• [Information shown]
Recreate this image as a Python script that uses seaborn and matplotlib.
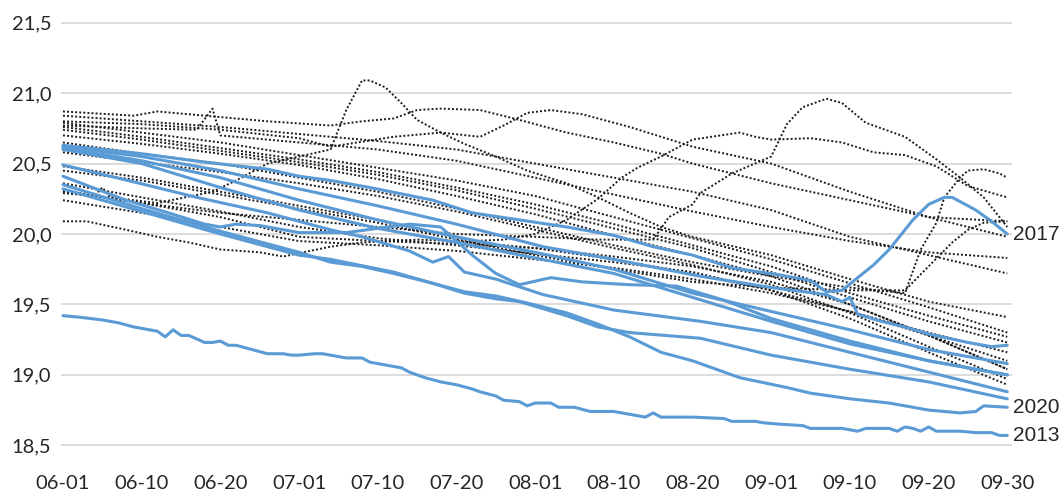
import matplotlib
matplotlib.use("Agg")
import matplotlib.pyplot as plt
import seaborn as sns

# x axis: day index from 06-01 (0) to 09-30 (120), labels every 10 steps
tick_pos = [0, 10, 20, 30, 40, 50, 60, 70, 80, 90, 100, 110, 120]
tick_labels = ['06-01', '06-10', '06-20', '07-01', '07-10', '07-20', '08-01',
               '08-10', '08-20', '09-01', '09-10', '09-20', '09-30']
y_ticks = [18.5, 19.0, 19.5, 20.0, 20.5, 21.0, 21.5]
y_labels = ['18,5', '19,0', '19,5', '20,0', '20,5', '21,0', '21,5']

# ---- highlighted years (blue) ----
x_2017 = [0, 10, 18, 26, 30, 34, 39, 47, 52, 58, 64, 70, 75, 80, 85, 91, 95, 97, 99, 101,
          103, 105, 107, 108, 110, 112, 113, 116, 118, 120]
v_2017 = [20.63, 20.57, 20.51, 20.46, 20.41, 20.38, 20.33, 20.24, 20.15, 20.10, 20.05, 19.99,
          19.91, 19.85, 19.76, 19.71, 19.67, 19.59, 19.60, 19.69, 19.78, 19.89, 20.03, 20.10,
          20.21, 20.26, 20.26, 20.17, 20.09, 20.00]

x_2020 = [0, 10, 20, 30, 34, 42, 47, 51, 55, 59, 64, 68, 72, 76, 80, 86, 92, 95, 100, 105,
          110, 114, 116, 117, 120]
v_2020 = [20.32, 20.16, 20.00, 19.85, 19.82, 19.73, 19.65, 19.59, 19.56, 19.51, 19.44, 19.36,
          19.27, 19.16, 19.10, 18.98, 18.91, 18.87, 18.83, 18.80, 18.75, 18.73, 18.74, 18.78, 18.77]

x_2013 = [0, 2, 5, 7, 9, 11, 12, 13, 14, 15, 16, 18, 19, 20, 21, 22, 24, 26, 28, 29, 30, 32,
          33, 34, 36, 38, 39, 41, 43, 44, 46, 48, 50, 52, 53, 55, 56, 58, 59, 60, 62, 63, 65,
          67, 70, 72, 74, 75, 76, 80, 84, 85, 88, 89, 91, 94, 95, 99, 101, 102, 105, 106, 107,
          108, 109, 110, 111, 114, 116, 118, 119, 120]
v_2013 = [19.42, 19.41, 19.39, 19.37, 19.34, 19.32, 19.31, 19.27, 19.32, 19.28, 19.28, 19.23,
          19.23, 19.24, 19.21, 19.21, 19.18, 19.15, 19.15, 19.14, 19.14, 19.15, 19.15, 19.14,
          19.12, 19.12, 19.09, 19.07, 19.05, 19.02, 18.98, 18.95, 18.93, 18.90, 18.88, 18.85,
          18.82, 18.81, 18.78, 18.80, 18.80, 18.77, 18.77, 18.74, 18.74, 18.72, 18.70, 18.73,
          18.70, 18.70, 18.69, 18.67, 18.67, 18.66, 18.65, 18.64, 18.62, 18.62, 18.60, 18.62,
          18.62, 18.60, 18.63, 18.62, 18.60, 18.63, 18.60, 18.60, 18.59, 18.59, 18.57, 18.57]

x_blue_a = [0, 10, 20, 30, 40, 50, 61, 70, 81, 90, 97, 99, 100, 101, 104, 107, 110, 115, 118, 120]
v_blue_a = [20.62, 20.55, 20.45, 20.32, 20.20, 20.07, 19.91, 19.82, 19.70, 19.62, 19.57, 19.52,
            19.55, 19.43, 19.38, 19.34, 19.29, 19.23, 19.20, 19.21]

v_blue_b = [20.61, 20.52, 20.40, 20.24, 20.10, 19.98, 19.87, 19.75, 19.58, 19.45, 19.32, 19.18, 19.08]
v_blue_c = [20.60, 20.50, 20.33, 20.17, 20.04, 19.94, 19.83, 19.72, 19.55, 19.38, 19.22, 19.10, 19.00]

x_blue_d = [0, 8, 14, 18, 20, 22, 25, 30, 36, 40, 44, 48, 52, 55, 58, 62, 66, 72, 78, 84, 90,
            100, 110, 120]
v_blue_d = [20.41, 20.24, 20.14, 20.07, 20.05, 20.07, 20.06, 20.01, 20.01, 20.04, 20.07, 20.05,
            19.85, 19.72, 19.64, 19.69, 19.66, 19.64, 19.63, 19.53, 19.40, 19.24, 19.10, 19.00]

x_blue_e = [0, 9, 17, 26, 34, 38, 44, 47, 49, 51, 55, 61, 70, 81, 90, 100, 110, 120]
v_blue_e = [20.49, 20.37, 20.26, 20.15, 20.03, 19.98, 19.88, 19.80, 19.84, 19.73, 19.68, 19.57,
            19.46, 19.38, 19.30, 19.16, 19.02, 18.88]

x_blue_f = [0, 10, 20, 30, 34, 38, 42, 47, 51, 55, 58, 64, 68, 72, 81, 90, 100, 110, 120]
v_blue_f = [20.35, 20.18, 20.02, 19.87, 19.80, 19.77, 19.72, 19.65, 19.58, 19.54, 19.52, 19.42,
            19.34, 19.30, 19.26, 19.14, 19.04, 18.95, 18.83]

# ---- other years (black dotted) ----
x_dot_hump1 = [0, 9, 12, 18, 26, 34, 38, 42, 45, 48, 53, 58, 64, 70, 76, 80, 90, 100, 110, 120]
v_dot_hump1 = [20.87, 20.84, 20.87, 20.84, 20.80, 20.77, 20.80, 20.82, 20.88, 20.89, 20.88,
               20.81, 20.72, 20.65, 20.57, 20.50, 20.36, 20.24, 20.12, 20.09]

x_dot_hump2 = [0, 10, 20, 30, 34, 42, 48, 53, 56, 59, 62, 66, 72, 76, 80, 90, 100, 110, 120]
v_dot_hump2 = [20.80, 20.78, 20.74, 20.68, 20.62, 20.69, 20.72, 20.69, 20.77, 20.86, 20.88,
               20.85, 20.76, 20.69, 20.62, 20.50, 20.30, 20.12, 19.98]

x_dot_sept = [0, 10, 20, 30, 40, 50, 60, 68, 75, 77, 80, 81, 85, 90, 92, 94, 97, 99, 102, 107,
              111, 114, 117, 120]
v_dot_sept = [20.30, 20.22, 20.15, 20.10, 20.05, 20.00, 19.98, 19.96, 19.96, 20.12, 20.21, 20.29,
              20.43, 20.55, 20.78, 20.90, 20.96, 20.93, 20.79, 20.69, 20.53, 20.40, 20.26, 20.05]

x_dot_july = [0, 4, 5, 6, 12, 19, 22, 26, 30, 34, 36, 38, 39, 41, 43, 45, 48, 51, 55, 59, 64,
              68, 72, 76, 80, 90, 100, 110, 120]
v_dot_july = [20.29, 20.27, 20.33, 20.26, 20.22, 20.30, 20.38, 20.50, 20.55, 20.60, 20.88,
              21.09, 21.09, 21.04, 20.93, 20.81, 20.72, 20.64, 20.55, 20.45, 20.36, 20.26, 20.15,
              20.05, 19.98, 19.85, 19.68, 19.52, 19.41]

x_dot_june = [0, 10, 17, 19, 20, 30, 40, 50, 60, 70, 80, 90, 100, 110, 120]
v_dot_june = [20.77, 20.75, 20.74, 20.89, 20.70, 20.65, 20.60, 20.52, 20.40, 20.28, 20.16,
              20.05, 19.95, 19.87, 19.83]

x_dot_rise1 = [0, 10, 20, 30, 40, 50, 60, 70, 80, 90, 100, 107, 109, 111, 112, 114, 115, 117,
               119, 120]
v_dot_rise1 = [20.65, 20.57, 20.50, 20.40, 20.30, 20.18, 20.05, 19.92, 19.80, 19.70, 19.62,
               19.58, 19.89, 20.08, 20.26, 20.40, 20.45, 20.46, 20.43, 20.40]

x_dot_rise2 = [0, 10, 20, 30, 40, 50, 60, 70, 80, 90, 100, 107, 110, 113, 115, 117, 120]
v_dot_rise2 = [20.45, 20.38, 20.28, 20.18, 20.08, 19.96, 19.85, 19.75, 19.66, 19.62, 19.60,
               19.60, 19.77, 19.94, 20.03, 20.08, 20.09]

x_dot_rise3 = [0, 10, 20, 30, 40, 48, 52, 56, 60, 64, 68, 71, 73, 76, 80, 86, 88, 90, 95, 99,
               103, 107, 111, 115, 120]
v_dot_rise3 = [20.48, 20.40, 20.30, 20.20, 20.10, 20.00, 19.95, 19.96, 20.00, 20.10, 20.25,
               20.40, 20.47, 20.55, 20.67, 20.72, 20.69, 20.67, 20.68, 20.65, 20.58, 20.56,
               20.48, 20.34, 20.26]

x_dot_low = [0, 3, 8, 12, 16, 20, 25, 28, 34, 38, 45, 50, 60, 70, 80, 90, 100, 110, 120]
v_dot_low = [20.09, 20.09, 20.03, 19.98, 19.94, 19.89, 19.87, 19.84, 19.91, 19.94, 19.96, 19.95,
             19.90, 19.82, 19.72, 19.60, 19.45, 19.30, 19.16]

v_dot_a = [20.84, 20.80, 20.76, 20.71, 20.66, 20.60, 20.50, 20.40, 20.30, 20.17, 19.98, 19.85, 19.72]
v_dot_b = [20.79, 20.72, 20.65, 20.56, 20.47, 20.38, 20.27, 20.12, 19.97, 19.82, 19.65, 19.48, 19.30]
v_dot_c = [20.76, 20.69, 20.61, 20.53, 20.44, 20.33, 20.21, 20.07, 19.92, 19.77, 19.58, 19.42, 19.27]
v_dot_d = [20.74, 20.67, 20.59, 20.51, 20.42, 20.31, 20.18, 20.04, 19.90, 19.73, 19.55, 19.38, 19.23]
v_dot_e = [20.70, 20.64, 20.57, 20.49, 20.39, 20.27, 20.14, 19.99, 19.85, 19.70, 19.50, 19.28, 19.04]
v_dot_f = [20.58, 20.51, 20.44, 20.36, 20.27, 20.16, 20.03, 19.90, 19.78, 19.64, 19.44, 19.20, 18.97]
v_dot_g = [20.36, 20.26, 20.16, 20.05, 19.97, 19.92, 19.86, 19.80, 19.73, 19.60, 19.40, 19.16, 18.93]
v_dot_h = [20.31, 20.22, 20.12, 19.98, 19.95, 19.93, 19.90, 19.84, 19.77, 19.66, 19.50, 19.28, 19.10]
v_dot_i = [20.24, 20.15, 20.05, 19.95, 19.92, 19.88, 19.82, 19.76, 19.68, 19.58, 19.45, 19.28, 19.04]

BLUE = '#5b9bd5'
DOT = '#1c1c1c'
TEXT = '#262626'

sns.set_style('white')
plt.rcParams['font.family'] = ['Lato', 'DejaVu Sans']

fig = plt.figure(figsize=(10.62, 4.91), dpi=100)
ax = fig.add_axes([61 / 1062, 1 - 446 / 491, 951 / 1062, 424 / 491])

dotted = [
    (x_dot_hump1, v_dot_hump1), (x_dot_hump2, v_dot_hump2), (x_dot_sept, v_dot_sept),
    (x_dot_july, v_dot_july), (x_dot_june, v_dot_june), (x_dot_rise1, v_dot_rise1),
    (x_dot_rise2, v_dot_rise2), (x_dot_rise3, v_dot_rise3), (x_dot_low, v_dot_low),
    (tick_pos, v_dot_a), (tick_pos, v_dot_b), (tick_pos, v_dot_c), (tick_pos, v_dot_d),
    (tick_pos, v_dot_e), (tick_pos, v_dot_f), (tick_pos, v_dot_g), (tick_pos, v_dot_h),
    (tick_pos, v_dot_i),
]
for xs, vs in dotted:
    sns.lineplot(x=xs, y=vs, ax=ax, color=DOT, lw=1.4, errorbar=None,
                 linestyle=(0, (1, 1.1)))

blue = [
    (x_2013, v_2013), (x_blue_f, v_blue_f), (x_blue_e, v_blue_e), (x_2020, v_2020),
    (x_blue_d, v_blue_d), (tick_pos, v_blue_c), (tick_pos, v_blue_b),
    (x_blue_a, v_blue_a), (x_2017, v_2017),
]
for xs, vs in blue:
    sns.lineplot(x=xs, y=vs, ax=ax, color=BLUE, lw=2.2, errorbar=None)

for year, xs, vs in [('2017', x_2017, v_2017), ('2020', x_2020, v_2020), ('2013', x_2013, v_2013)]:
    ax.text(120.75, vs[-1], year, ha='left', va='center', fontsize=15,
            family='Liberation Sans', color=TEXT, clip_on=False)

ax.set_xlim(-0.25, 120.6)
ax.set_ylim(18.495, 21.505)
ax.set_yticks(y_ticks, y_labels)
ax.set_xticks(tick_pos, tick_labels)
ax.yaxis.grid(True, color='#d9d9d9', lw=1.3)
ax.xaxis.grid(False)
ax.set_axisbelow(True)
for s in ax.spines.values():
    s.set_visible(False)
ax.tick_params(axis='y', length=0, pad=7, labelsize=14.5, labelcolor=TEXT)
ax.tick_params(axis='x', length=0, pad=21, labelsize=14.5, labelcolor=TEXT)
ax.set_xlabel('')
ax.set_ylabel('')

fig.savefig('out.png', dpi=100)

• [Problem details] Please extract exactly the lines of the data, from the first through the line containing "import seaborn as sns", and add no pictures to the copy.

• [Solution to the problem]
Recreate this image as a Python script that uses seaborn and matplotlib.
import matplotlib
matplotlib.use("Agg")
import matplotlib.pyplot as plt
import seaborn as sns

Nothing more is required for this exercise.